Records with drawing code:
+ + + + +

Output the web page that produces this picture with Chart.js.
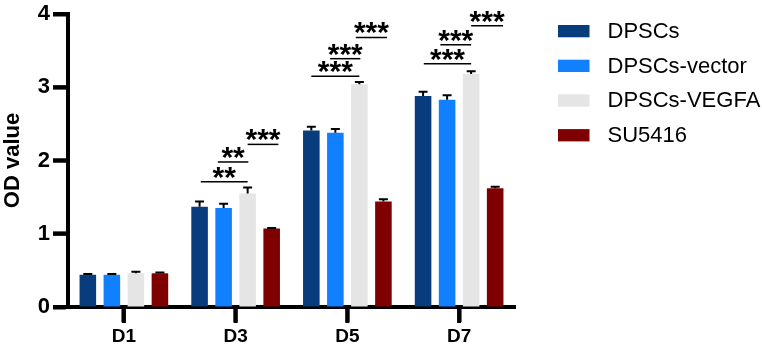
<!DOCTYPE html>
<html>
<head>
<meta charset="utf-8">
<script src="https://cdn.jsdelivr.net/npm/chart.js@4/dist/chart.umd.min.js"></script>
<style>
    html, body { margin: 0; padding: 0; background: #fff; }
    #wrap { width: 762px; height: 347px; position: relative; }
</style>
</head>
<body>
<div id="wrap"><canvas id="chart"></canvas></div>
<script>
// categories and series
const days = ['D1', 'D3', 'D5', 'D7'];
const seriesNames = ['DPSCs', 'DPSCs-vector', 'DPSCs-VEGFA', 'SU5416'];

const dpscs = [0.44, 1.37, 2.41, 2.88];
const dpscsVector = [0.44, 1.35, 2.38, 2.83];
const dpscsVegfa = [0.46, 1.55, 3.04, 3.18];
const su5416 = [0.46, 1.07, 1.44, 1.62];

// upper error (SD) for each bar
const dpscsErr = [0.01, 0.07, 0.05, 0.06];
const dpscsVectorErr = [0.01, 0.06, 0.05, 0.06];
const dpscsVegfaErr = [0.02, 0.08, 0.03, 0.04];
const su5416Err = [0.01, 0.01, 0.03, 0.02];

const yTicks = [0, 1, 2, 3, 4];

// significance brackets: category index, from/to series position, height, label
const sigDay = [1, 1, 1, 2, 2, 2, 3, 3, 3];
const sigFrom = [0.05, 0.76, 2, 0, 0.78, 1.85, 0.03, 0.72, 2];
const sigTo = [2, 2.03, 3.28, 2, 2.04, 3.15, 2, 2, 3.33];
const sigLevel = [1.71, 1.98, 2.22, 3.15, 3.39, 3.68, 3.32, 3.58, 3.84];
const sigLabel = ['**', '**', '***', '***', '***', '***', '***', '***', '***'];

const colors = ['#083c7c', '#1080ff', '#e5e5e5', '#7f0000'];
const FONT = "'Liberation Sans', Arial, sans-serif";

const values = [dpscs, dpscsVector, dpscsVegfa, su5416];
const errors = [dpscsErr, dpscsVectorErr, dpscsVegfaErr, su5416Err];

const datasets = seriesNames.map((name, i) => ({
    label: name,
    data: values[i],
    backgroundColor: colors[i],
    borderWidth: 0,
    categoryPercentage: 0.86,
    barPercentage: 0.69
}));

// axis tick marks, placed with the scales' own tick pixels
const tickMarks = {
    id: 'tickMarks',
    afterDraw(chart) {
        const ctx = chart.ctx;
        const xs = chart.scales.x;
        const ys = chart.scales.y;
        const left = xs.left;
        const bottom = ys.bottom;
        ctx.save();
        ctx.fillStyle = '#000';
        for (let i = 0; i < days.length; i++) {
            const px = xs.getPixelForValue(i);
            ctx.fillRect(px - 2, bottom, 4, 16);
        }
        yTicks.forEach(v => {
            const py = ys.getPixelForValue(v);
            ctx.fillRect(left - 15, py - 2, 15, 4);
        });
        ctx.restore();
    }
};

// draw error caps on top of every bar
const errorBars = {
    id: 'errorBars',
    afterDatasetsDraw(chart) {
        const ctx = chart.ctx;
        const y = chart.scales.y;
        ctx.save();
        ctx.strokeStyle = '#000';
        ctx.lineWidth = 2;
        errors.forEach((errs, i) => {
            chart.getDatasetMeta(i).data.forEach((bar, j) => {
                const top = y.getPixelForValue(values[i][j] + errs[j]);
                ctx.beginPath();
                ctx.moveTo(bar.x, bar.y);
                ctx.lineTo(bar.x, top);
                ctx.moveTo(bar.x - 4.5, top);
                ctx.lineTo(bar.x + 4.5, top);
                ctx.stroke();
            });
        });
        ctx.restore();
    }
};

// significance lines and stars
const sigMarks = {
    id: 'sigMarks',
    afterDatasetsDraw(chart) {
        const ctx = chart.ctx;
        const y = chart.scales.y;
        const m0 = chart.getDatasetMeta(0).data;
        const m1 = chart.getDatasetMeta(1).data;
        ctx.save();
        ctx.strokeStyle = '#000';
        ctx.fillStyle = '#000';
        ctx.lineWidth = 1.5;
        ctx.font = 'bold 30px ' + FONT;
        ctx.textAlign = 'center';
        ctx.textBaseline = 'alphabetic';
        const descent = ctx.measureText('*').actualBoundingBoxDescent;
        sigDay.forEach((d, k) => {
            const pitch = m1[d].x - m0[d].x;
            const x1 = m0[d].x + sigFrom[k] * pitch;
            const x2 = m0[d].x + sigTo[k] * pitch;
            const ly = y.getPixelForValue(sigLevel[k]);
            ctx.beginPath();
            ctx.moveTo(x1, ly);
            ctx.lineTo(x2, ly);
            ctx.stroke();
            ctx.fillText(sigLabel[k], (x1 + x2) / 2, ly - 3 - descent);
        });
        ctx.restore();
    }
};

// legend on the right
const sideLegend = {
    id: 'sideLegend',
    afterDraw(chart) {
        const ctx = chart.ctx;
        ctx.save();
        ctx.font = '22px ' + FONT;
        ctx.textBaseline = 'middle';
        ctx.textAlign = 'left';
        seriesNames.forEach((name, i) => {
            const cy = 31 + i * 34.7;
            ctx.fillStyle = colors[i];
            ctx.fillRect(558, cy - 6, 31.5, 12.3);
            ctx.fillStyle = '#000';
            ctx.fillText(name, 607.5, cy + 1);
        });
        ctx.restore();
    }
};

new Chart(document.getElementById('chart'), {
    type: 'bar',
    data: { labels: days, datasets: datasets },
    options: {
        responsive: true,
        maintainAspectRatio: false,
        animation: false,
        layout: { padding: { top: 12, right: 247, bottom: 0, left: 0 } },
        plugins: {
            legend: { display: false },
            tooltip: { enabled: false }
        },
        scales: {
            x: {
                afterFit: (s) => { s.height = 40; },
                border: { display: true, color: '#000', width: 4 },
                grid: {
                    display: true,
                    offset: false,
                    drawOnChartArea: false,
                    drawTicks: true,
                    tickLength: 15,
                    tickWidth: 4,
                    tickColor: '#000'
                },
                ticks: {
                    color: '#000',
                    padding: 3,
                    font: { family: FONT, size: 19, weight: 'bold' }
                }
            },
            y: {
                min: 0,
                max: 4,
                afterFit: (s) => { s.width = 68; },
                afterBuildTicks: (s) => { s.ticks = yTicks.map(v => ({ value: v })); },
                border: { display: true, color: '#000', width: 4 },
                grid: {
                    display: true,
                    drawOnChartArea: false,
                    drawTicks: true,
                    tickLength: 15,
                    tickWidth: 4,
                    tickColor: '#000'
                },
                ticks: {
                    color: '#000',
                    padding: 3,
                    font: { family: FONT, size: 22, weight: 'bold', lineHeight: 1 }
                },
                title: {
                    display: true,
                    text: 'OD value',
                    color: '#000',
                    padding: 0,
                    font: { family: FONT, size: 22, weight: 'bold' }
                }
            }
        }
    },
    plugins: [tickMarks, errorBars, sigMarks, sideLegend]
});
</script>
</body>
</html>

+ + + + +

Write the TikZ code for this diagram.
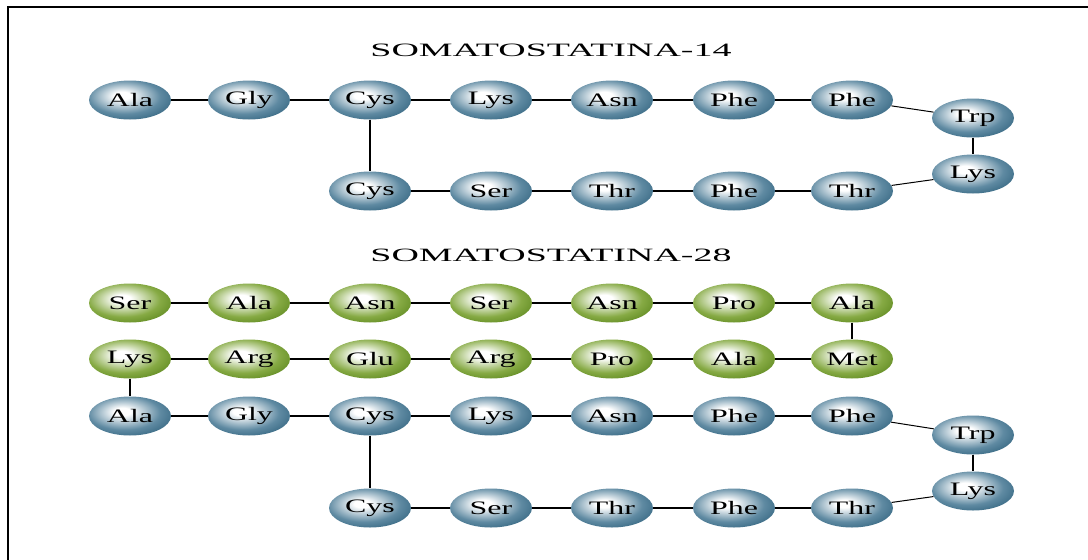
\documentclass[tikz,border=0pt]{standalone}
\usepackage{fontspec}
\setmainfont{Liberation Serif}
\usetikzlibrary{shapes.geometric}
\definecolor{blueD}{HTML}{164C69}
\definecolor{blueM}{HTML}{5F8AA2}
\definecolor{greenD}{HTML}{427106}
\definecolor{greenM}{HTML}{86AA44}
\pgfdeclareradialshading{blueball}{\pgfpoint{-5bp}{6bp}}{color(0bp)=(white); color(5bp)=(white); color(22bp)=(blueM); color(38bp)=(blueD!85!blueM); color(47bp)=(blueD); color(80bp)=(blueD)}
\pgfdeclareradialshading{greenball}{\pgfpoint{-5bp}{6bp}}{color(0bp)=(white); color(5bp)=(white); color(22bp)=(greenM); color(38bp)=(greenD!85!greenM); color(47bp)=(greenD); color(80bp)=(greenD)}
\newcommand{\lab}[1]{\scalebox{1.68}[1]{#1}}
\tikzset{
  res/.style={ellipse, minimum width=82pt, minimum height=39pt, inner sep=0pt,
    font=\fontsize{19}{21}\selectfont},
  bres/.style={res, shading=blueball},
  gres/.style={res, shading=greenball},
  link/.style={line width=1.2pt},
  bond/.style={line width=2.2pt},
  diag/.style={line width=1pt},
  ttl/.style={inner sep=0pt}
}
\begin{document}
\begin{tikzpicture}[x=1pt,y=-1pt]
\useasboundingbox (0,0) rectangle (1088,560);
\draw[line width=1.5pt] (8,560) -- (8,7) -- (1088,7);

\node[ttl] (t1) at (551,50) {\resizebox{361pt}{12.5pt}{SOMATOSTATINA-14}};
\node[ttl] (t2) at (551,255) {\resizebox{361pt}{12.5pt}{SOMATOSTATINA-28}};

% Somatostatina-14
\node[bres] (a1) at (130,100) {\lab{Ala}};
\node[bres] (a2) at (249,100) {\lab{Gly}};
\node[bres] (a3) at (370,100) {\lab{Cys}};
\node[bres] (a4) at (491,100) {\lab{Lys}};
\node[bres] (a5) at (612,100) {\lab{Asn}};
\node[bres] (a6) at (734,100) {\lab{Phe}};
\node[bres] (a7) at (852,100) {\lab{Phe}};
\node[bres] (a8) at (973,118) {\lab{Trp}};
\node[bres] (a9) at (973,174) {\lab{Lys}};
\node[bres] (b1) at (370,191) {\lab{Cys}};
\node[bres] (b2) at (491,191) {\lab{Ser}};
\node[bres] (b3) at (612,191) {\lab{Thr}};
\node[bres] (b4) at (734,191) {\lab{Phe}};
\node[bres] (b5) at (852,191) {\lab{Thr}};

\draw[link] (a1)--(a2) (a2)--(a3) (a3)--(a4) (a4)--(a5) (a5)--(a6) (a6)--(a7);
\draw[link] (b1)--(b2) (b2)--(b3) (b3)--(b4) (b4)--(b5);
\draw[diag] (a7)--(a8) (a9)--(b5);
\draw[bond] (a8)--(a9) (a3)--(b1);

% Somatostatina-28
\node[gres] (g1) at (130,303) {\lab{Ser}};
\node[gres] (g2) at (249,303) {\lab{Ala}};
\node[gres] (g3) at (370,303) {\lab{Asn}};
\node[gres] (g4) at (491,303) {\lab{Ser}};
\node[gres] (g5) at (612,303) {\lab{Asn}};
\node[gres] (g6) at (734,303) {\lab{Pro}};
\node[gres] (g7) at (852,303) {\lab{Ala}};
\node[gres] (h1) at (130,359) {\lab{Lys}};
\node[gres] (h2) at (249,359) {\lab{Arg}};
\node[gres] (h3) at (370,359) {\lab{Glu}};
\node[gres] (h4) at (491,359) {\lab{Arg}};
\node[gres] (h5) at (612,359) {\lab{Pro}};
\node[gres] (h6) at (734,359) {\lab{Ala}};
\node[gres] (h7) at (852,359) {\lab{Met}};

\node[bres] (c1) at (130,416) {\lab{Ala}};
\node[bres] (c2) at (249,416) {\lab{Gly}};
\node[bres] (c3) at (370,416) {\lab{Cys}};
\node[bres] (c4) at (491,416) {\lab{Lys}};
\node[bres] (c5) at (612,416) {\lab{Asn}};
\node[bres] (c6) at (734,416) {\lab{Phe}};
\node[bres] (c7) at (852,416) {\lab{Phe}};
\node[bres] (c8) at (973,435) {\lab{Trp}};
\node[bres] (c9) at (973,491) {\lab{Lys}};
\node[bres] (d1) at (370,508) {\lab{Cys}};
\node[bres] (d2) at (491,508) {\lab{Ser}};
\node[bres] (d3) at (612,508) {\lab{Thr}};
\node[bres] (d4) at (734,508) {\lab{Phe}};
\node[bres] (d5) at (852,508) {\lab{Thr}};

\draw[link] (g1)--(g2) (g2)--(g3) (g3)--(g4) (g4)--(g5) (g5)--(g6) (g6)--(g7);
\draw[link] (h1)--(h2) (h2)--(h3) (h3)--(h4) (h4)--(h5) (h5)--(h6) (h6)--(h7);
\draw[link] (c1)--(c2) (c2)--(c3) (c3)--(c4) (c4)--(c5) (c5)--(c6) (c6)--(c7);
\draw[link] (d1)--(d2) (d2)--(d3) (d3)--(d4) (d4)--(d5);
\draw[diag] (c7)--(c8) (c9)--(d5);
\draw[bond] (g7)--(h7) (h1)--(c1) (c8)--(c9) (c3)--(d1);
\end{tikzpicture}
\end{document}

+ + + + +

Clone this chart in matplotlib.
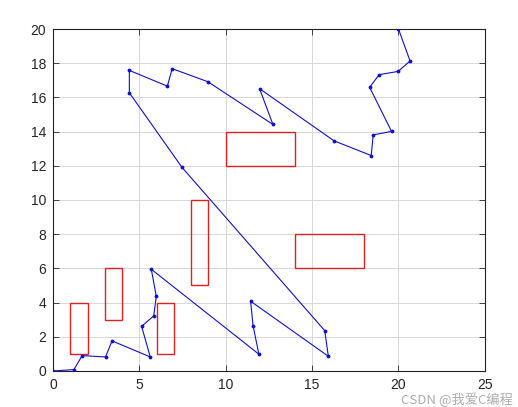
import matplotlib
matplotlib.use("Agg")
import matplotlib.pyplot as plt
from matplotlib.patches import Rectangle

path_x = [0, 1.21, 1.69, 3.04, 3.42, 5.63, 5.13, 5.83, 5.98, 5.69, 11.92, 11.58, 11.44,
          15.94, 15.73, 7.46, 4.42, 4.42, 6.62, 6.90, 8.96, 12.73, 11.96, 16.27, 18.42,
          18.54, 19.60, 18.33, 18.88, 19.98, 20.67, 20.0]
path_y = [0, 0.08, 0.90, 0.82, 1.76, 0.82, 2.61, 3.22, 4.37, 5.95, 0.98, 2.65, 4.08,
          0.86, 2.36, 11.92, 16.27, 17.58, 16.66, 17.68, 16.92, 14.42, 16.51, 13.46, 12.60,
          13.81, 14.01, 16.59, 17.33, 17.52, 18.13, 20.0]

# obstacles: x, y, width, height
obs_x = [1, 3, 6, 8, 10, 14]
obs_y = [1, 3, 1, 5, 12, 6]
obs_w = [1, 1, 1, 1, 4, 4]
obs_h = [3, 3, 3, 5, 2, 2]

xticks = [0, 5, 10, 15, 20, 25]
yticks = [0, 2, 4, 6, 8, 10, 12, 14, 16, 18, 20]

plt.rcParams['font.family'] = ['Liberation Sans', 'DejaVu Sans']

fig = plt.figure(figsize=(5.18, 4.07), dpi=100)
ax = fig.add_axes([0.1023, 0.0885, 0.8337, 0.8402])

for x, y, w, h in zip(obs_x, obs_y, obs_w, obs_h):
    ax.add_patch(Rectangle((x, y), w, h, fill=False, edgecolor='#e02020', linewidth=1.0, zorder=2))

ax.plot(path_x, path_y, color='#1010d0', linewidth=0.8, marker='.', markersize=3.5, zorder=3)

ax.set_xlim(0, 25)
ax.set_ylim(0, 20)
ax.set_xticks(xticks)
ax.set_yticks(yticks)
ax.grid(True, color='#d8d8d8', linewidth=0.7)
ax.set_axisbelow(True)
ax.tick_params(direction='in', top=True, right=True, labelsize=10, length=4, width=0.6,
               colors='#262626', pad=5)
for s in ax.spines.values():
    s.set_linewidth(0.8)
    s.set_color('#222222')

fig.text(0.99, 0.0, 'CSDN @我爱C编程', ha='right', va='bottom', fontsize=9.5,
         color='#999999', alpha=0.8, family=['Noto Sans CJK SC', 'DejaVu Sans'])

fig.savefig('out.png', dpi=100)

+ + + + +

Leave the pictures out and copy exactly the lines from the one with "Clone this chart in matplotlib." to the one with "from matplotlib.patches import Rectangle", both included.

Clone this chart in matplotlib.
import matplotlib
matplotlib.use("Agg")
import matplotlib.pyplot as plt
from matplotlib.patches import Rectangle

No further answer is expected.